Intitulado Double Exposure, até hoje não se sabe o que lhe aconteceu. Ted Hughes foi várias vezes questionado sobre o seu paradeiro, mas nunca soube dar uma resposta satisfatória. Isso levou a que muitos chegassem à conclusão de que ele o tinha destruído. Não seria a primeira vez, uma vez que o próprio tinha admitido ter desaparecido com as páginas do diário da mulher que falavam das suas traições porque não queria que os filhos as lessem. Mas há outros, como o autor de Histórias de Livros Perdidos, que preferem acreditar que o manuscrito está intacto e guardado na Universidade de Georgia, a instituição a que o poeta doou os papéis de Sylvia Plath. Há uma parte desse material que não pode ser consultada antes de 2020, altura em que se assinalam os 60 anos da morte precoce de Plath. Giorgio van Straten está disposto a esperar — talvez possa afinal encontrar o seu final feliz.

Não deixa de ser curioso que no caso de Benjamin, Plath e uns quantos outros,  as suas obras se tenham perdido precisamente quando a sua vida terminou. Talvez não pudesse ser de outra forma. Depois do desaparecimento do trabalho de uma vida, o que poderia sobrar, afinal? Talvez apenas o vazio impreenchível, mas não necessariamente a morte.

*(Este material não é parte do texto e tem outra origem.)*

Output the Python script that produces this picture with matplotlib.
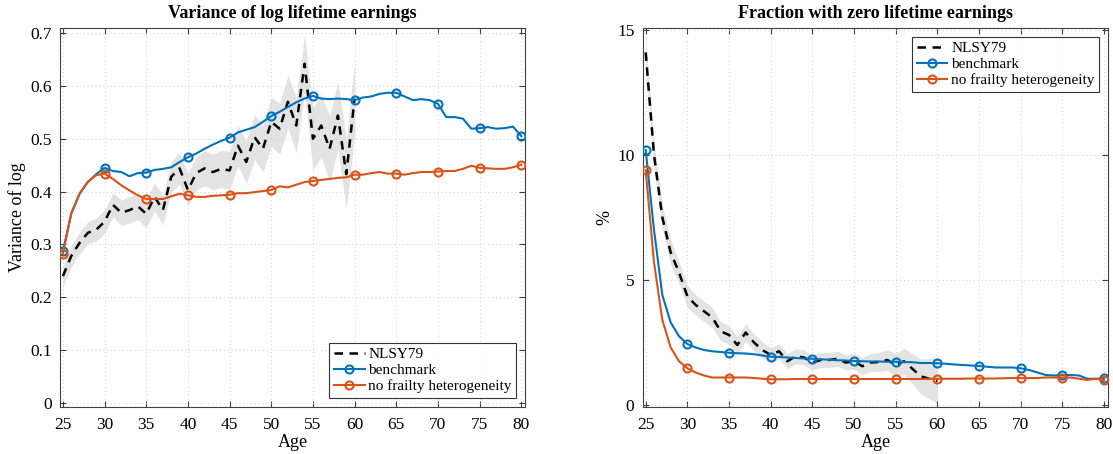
import matplotlib
matplotlib.use("Agg")
import matplotlib.pyplot as plt
import numpy as np

# ages
age_model = list(range(25, 81))
age_data = list(range(25, 61))

# variance of log lifetime earnings
var_bench = [0.287, 0.358, 0.396, 0.418, 0.433, 0.445, 0.439, 0.437, 0.429, 0.435,
             0.436, 0.441, 0.443, 0.446, 0.456, 0.465, 0.472, 0.481, 0.489, 0.496,
             0.502, 0.512, 0.517, 0.522, 0.532, 0.543, 0.551, 0.560, 0.569, 0.576,
             0.581, 0.576, 0.575, 0.576, 0.575, 0.573, 0.578, 0.580, 0.585, 0.587,
             0.587, 0.580, 0.573, 0.575, 0.573, 0.566, 0.541, 0.541, 0.538, 0.519,
             0.520, 0.522, 0.519, 0.520, 0.523, 0.505]
var_nofrail = [0.282, 0.359, 0.396, 0.419, 0.431, 0.434, 0.424, 0.412, 0.402, 0.393,
               0.386, 0.386, 0.386, 0.391, 0.396, 0.393, 0.390, 0.390, 0.392, 0.393,
               0.394, 0.397, 0.397, 0.399, 0.401, 0.403, 0.410, 0.408, 0.413, 0.418,
               0.420, 0.422, 0.424, 0.426, 0.427, 0.432, 0.432, 0.435, 0.437, 0.434,
               0.434, 0.432, 0.435, 0.437, 0.437, 0.438, 0.439, 0.439, 0.443, 0.449,
               0.445, 0.444, 0.443, 0.443, 0.446, 0.451]
var_nlsy = [0.240, 0.278, 0.303, 0.322, 0.328, 0.343, 0.375, 0.360, 0.365, 0.372,
            0.358, 0.390, 0.365, 0.428, 0.444, 0.403, 0.435, 0.444, 0.437, 0.443,
            0.440, 0.487, 0.456, 0.503, 0.481, 0.532, 0.519, 0.570, 0.525, 0.642,
            0.500, 0.525, 0.481, 0.544, 0.433, 0.576]
var_nlsy_ci = [0.020, 0.020, 0.021, 0.021, 0.022, 0.022, 0.023, 0.024, 0.025, 0.025,
               0.026, 0.027, 0.028, 0.029, 0.030, 0.031, 0.032, 0.033, 0.034, 0.035,
               0.036, 0.038, 0.040, 0.042, 0.044, 0.046, 0.048, 0.050, 0.052, 0.055,
               0.058, 0.060, 0.062, 0.064, 0.066, 0.070]

# fraction with zero lifetime earnings (%)
zero_bench = [10.2, 7.0, 4.4, 3.3, 2.75, 2.44, 2.3, 2.2, 2.15, 2.12,
              2.09, 2.07, 2.06, 2.03, 1.98, 1.93, 1.92, 1.90, 1.88, 1.86,
              1.85, 1.83, 1.81, 1.79, 1.78, 1.76, 1.75, 1.74, 1.74, 1.73,
              1.73, 1.72, 1.71, 1.68, 1.68, 1.67, 1.65, 1.62, 1.60, 1.58,
              1.56, 1.53, 1.50, 1.50, 1.50, 1.47, 1.40, 1.30, 1.20, 1.18,
              1.20, 1.20, 1.18, 1.05, 1.05, 1.07]
zero_nofrail = [9.4, 5.7, 3.4, 2.3, 1.75, 1.47, 1.30, 1.18, 1.10, 1.10,
                1.10, 1.10, 1.10, 1.08, 1.05, 1.03, 1.03, 1.03, 1.04, 1.04,
                1.04, 1.04, 1.04, 1.04, 1.04, 1.04, 1.04, 1.04, 1.04, 1.04,
                1.04, 1.04, 1.04, 1.04, 1.05, 1.05, 1.05, 1.05, 1.05, 1.06,
                1.06, 1.06, 1.06, 1.07, 1.08, 1.08, 1.08, 1.08, 1.10, 1.10,
                1.10, 1.10, 1.05, 1.00, 1.05, 1.00]
zero_nlsy = [14.1, 10.0, 7.5, 6.1, 5.3, 4.35, 4.0, 3.75, 3.5, 2.95,
             2.8, 2.4, 2.9, 2.5, 2.2, 2.0, 2.15, 1.75, 1.95, 1.9,
             1.7, 1.8, 1.8, 1.85, 1.7, 1.75, 1.55, 1.7, 1.72, 1.8,
             1.6, 1.75, 1.45, 1.15, 1.05, 0.95]
zero_nlsy_ci = [0.55, 0.55, 0.5, 0.5, 0.45, 0.45, 0.4, 0.4, 0.4, 0.38,
                0.36, 0.35, 0.34, 0.33, 0.32, 0.3, 0.3, 0.3, 0.3, 0.3,
                0.3, 0.3, 0.3, 0.3, 0.3, 0.32, 0.34, 0.36, 0.38, 0.42,
                0.46, 0.52, 0.6, 0.7, 0.8, 0.9]

BLUE = "#0072BD"
ORANGE = "#D95319"
SHADE = "#e3e3e3"

plt.rcParams['font.family'] = ['Liberation Serif', 'DejaVu Serif']

fig = plt.figure(figsize=(11.13, 4.54), dpi=100)
ax1 = fig.add_axes([0.0539, 0.1035, 0.4182, 0.835])
ax2 = fig.add_axes([0.5775, 0.1035, 0.4182, 0.835])


def panel(ax, nlsy, ci, bench, nofrail):
    lo = np.array(nlsy) - np.array(ci)
    hi = np.array(nlsy) + np.array(ci)
    ax.fill_between(age_data, lo, hi, color=SHADE, lw=0, zorder=1)
    ax.plot(age_data, nlsy, color="black", lw=1.8, dashes=(3.4, 2.6),
            label="NLSY79", zorder=3)
    ax.plot(age_model, bench, color=BLUE, lw=1.5, marker="o", markersize=5.8,
            markerfacecolor="none", markeredgewidth=1.5, markevery=5,
            label="benchmark", zorder=4)
    ax.plot(age_model, nofrail, color=ORANGE, lw=1.5, marker="o", markersize=5.8,
            markerfacecolor="none", markeredgewidth=1.5, markevery=5,
            label="no frailty heterogeneity", zorder=4)
    ax.set_xlim(24.65, 80.5)
    ax.set_xticks(range(25, 81, 5))
    ax.grid(True, linestyle=(0, (1, 3)), color="#d0d0d0", lw=0.7)
    ax.tick_params(direction="in", top=True, right=True, length=4,
                   labelsize=12.5, color="#404040")
    ax.tick_params(axis="x", pad=7)
    ax.tick_params(axis="y", pad=6)
    for s in ax.spines.values():
        s.set_color("#404040")
        s.set_linewidth(0.8)
    ax.set_xlabel("Age", fontsize=13, labelpad=1)


def legend(ax, loc):
    leg = ax.legend(loc=loc, fontsize=11, frameon=True, fancybox=False,
                    edgecolor="black", handlelength=2.0, borderpad=0.3,
                    labelspacing=0.15, handletextpad=0.25, borderaxespad=0.6)
    leg.get_frame().set_linewidth(0.8)


panel(ax1, var_nlsy, var_nlsy_ci, var_bench, var_nofrail)
ax1.set_ylim(-0.0076, 0.7097)
ax1.set_yticks(np.arange(0, 0.71, 0.1))
ax1.set_yticklabels(["0", "0.1", "0.2", "0.3", "0.4", "0.5", "0.6", "0.7"])
ax1.set_ylabel("Variance of log", fontsize=13, labelpad=3)
ax1.set_title("Variance of log lifetime earnings", fontsize=13,
              fontweight="bold", pad=7)
legend(ax1, "lower right")

panel(ax2, zero_nlsy, zero_nlsy_ci, zero_bench, zero_nofrail)
ax2.set_ylim(-0.08, 15.08)
ax2.set_yticks([0, 5, 10, 15])
ax2.set_ylabel("%", fontsize=13, labelpad=3)
ax2.set_title("Fraction with zero lifetime earnings", fontsize=13,
              fontweight="bold", pad=7)
legend(ax2, "upper right")

fig.savefig("out.png", dpi=100)
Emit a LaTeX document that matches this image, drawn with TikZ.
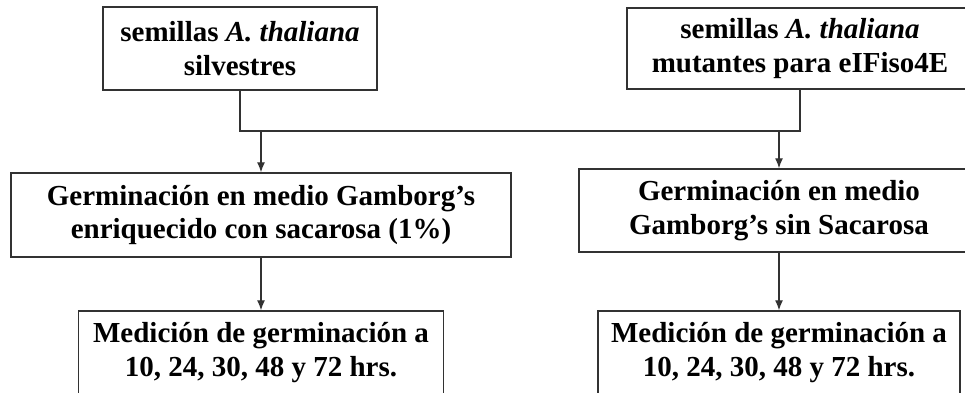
\documentclass[tikz,border=0pt]{standalone}
\usepackage{fontspec}
\setmainfont{Liberation Serif}
\usetikzlibrary{arrows.meta}
\definecolor{linegray}{RGB}{50,50,50}
\begin{document}
\begin{tikzpicture}[x=1pt,y=-1pt,
  box/.style={draw=linegray, line width=1.4pt, rectangle, inner sep=0pt, align=center,
    font=\bfseries\fontsize{29}{33.5}\selectfont},
  conn/.style={line width=1.3pt, draw=linegray},
  arr/.style={conn, -{Latex[length=10pt,width=8pt]}}]
\useasboundingbox (0,0) rectangle (965,392);
\clip (0,0) rectangle (965,392);
\node[box, minimum width=274pt, minimum height=83pt] (A) at (240,48.5) {semillas \textit{A. thaliana}\\silvestres};
\node[box, minimum width=346pt, minimum height=81pt] (B) at (800,48.5) {semillas \textit{A. thaliana}\\mutantes para eIFiso4E};
\node[box, minimum width=500pt, minimum height=84pt] (C) at (261,215) {Germinación en medio Gamborg’s\\enriquecido con sacarosa (1\%)};
\node[box, minimum width=400pt, minimum height=83pt] (D) at (779,210.5) {Germinación en medio\\Gamborg’s sin Sacarosa};
\node[box, minimum width=365pt, minimum height=83pt] (E) at (261,352.5) {Medición de germinación a\\10, 24, 30, 48 y 72 hrs.};
\node[box, minimum width=362pt, minimum height=83pt] (F) at (779,352.5) {Medición de germinación a\\10, 24, 30, 48 y 72 hrs.};
\coordinate (bus) at (0,131);
\draw[conn] (A.south) -- (A.south |- bus) -- (B.south |- bus) -- (B.south);
\draw[arr] (bus -| C.north) -- (C.north);
\draw[arr] (bus -| D.north) -- (D.north);
\draw[arr] (C.south) -- (E.north);
\draw[arr] (D.south) -- (F.north);
\end{tikzpicture}
\end{document}
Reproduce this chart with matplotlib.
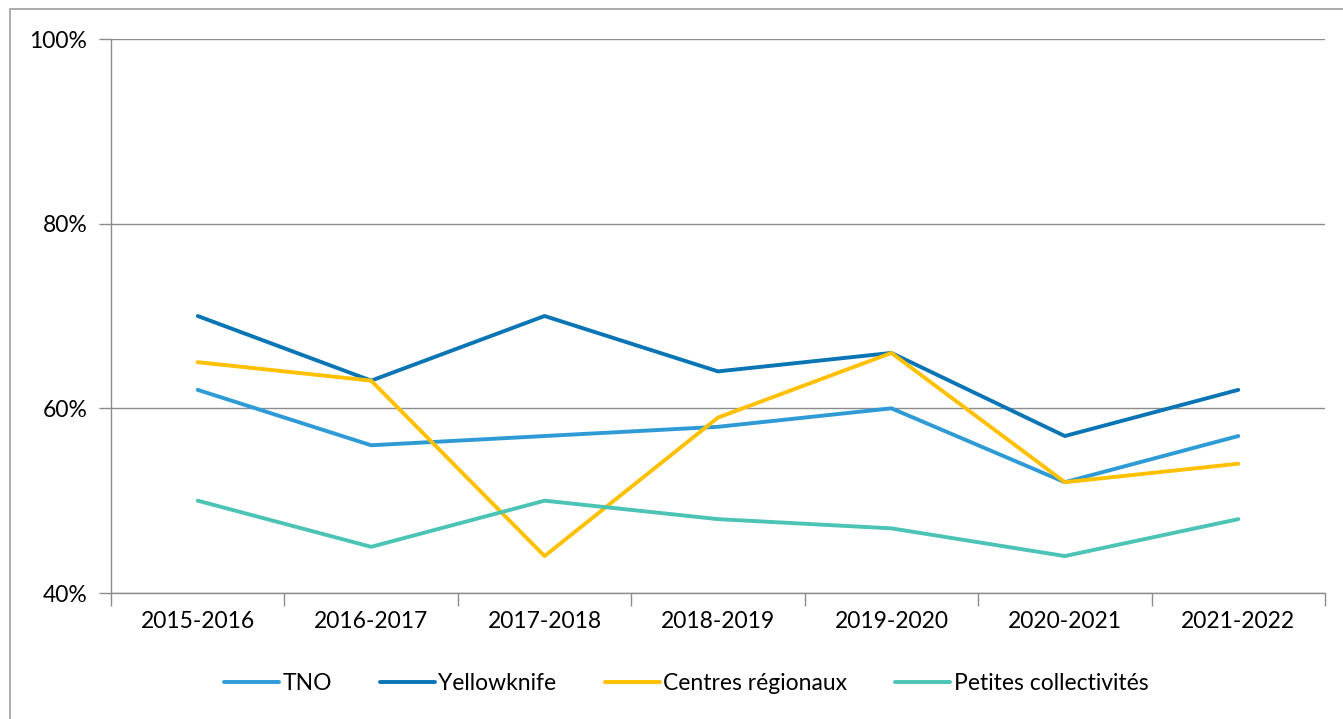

Na introdução, van Stranten admitiu ter dado conta “de que os livros perdidos têm algo que os outros não possuem: deixam-nos a nós, não leitores, a possibilidade de imaginá-los, de contá-los de reinventá-los”. E não foram poucas as vezes que os livros perdidos inspiraram outros, como aconteceu com O Messias, de Bruno Schulz, cuja história também foi contada neste volume. “E, se por um lado continuam a escapar-nos, a afastarem-se na medida do quanto mais procuramos agarrá-los, por outro, ganham nova vida dentro de nós e, no fim, como o tempo proustiano, podemos dizer que os encontrámos.” Talvez, pelo menos na literatura, haja vida depois da morte.